## Record list
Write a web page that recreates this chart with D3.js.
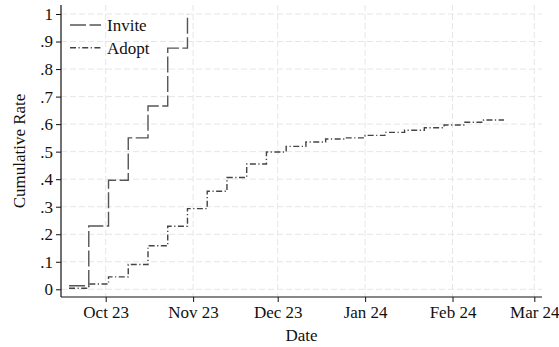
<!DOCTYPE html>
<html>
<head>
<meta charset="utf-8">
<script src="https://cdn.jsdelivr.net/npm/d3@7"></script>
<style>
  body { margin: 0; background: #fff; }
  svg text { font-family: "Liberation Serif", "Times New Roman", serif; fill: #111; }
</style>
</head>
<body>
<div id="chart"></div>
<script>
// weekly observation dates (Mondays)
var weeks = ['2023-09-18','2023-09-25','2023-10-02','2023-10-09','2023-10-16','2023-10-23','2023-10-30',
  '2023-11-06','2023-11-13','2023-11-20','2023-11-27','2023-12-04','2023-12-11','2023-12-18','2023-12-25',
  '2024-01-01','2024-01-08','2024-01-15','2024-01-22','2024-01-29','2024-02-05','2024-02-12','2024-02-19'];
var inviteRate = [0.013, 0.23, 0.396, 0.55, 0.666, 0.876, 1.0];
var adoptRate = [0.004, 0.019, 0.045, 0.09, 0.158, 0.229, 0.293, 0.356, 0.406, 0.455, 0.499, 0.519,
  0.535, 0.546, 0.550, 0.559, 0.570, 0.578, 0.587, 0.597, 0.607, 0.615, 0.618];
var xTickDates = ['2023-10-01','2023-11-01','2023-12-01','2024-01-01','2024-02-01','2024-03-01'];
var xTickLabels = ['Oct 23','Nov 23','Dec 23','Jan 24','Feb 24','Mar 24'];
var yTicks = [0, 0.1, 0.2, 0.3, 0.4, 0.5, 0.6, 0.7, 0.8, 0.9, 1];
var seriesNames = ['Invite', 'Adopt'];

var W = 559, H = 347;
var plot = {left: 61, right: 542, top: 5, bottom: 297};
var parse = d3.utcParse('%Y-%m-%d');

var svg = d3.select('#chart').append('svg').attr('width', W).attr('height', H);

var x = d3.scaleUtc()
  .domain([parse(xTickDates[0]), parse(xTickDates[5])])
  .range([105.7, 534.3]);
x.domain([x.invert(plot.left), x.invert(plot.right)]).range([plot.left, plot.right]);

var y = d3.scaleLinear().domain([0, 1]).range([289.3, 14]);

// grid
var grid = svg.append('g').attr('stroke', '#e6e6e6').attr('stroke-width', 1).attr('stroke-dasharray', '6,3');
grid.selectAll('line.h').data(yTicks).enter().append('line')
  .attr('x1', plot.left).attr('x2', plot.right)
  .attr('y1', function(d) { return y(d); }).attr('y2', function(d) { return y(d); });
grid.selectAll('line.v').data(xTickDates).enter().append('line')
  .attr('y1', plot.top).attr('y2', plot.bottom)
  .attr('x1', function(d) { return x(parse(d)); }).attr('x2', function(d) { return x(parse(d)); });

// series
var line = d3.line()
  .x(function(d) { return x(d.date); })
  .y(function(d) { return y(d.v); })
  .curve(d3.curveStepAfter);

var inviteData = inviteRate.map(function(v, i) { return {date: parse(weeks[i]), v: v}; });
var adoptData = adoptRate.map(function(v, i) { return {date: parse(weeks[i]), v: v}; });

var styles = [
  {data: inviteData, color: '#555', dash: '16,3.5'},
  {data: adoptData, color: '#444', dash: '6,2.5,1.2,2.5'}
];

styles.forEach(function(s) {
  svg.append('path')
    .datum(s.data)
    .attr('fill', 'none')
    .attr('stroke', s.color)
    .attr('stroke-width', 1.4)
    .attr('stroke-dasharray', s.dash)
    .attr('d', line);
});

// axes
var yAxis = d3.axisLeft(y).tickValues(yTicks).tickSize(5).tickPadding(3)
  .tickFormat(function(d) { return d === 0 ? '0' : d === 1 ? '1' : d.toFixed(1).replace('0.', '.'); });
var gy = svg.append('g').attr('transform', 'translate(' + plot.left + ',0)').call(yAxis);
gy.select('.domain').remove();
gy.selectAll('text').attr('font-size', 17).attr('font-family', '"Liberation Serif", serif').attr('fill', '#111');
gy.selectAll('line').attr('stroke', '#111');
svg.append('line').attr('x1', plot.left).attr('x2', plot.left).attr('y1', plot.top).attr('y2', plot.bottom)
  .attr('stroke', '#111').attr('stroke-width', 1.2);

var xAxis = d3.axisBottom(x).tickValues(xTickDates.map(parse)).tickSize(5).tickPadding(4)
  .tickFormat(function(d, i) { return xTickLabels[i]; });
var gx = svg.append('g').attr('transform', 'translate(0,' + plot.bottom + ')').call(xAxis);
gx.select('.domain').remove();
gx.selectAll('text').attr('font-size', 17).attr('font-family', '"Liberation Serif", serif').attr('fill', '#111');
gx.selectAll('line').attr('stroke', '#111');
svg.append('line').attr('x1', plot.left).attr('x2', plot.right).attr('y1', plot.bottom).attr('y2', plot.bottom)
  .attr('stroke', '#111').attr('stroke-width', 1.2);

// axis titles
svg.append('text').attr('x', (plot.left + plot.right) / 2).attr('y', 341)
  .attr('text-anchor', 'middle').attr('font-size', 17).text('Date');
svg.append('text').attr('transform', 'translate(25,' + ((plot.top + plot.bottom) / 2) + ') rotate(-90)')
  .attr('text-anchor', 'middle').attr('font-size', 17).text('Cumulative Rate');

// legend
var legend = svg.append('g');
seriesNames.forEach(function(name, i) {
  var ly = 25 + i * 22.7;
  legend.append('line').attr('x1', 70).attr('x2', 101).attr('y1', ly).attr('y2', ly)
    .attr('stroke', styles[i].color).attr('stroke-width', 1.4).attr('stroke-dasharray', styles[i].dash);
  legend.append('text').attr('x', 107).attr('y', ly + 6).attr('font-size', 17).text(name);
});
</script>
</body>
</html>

* * *

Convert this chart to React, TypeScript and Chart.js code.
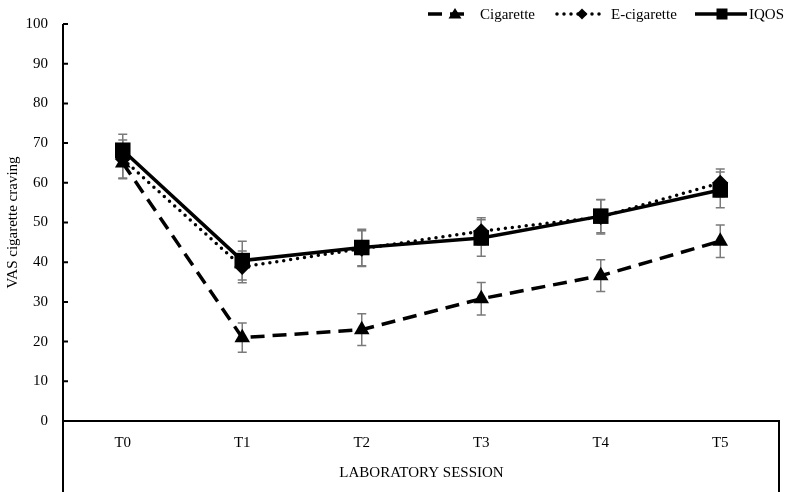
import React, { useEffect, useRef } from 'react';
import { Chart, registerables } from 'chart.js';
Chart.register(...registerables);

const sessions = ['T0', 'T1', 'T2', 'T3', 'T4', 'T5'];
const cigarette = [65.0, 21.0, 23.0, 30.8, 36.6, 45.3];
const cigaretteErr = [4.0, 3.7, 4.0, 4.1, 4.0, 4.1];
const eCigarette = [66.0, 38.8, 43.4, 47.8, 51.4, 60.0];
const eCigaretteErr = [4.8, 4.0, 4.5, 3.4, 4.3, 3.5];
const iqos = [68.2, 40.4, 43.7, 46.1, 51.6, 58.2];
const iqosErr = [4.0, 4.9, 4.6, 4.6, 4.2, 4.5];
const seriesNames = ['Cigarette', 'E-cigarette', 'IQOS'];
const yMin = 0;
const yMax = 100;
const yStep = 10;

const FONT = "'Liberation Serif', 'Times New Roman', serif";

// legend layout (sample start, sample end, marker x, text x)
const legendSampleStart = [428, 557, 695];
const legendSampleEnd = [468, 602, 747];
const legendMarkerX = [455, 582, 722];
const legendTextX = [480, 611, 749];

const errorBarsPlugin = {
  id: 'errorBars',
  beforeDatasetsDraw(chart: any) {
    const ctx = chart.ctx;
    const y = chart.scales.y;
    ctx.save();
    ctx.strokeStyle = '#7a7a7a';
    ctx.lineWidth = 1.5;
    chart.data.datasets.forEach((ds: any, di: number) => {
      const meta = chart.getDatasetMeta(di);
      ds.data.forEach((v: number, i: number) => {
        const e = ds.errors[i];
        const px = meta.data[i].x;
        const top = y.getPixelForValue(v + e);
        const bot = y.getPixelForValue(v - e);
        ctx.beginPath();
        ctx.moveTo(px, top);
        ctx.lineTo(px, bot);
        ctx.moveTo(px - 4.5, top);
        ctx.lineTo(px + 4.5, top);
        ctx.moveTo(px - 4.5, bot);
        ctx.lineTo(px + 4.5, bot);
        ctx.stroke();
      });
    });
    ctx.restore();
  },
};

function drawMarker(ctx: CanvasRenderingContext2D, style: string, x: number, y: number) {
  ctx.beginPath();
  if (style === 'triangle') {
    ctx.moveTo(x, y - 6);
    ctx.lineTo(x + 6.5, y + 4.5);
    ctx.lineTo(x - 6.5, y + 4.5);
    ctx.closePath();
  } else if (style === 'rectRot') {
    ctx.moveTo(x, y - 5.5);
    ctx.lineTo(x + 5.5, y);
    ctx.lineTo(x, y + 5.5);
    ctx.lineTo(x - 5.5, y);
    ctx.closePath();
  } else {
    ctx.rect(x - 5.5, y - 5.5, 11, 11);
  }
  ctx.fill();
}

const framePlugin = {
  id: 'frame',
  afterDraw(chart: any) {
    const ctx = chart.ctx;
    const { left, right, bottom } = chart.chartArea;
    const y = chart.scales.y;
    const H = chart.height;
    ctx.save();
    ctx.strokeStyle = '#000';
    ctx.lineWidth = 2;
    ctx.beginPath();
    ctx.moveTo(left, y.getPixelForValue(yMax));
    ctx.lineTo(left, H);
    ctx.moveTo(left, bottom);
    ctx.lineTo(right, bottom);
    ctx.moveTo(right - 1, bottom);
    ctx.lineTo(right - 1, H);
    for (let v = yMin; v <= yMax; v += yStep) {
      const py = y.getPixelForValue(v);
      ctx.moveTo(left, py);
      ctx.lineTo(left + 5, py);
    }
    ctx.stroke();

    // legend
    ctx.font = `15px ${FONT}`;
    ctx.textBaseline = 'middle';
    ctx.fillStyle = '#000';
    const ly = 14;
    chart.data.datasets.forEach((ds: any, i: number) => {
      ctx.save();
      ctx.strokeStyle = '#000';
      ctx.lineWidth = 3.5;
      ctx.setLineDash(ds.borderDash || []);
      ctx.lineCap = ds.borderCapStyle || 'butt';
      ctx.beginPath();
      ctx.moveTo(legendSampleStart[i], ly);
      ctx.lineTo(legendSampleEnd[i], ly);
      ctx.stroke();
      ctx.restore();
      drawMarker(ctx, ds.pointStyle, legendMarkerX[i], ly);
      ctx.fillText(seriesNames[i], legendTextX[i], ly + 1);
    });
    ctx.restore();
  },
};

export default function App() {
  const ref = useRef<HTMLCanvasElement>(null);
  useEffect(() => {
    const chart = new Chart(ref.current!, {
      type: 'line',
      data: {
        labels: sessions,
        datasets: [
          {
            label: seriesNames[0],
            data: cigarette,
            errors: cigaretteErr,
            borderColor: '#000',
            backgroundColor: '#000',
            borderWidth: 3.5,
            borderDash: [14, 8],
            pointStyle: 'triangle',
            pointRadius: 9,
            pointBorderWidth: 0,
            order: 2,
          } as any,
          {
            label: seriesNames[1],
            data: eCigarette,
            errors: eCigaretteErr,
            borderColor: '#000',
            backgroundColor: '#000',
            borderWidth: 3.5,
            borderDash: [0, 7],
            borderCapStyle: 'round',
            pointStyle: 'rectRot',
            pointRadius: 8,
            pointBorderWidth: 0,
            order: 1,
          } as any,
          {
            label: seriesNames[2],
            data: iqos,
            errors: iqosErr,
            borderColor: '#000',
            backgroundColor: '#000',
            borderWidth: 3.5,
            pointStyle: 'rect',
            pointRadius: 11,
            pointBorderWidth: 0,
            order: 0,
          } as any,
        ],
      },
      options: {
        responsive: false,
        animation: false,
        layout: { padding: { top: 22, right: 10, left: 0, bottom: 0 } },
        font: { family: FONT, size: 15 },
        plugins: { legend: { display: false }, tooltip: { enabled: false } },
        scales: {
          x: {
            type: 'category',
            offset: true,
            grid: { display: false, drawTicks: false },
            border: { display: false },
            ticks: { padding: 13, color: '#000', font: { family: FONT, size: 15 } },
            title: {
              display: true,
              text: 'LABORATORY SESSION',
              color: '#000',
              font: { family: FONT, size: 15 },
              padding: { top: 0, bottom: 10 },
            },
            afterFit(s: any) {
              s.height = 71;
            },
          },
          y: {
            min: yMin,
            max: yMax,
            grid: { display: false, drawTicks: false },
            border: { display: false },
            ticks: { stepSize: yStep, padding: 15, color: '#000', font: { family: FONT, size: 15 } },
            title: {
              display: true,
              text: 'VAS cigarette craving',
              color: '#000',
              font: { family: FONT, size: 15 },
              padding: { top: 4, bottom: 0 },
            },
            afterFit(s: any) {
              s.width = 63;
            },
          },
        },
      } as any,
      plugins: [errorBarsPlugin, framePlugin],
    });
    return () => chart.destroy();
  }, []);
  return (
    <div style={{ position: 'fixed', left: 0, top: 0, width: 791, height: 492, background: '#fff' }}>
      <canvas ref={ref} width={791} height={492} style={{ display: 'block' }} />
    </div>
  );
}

## Task prompt
Look above for the line with "Convert this chart", then print it and each line after it down to and including the line with "const legendTextX = [480, 611, 749];". Leave out the pictures and keep the wording exact.

## Expected answer
Convert this chart to React, TypeScript and Chart.js code.
import React, { useEffect, useRef } from 'react';
import { Chart, registerables } from 'chart.js';
Chart.register(...registerables);

const sessions = ['T0', 'T1', 'T2', 'T3', 'T4', 'T5'];
const cigarette = [65.0, 21.0, 23.0, 30.8, 36.6, 45.3];
const cigaretteErr = [4.0, 3.7, 4.0, 4.1, 4.0, 4.1];
const eCigarette = [66.0, 38.8, 43.4, 47.8, 51.4, 60.0];
const eCigaretteErr = [4.8, 4.0, 4.5, 3.4, 4.3, 3.5];
const iqos = [68.2, 40.4, 43.7, 46.1, 51.6, 58.2];
const iqosErr = [4.0, 4.9, 4.6, 4.6, 4.2, 4.5];
const seriesNames = ['Cigarette', 'E-cigarette', 'IQOS'];
const yMin = 0;
const yMax = 100;
const yStep = 10;

const FONT = "'Liberation Serif', 'Times New Roman', serif";

// legend layout (sample start, sample end, marker x, text x)
const legendSampleStart = [428, 557, 695];
const legendSampleEnd = [468, 602, 747];
const legendMarkerX = [455, 582, 722];
const legendTextX = [480, 611, 749];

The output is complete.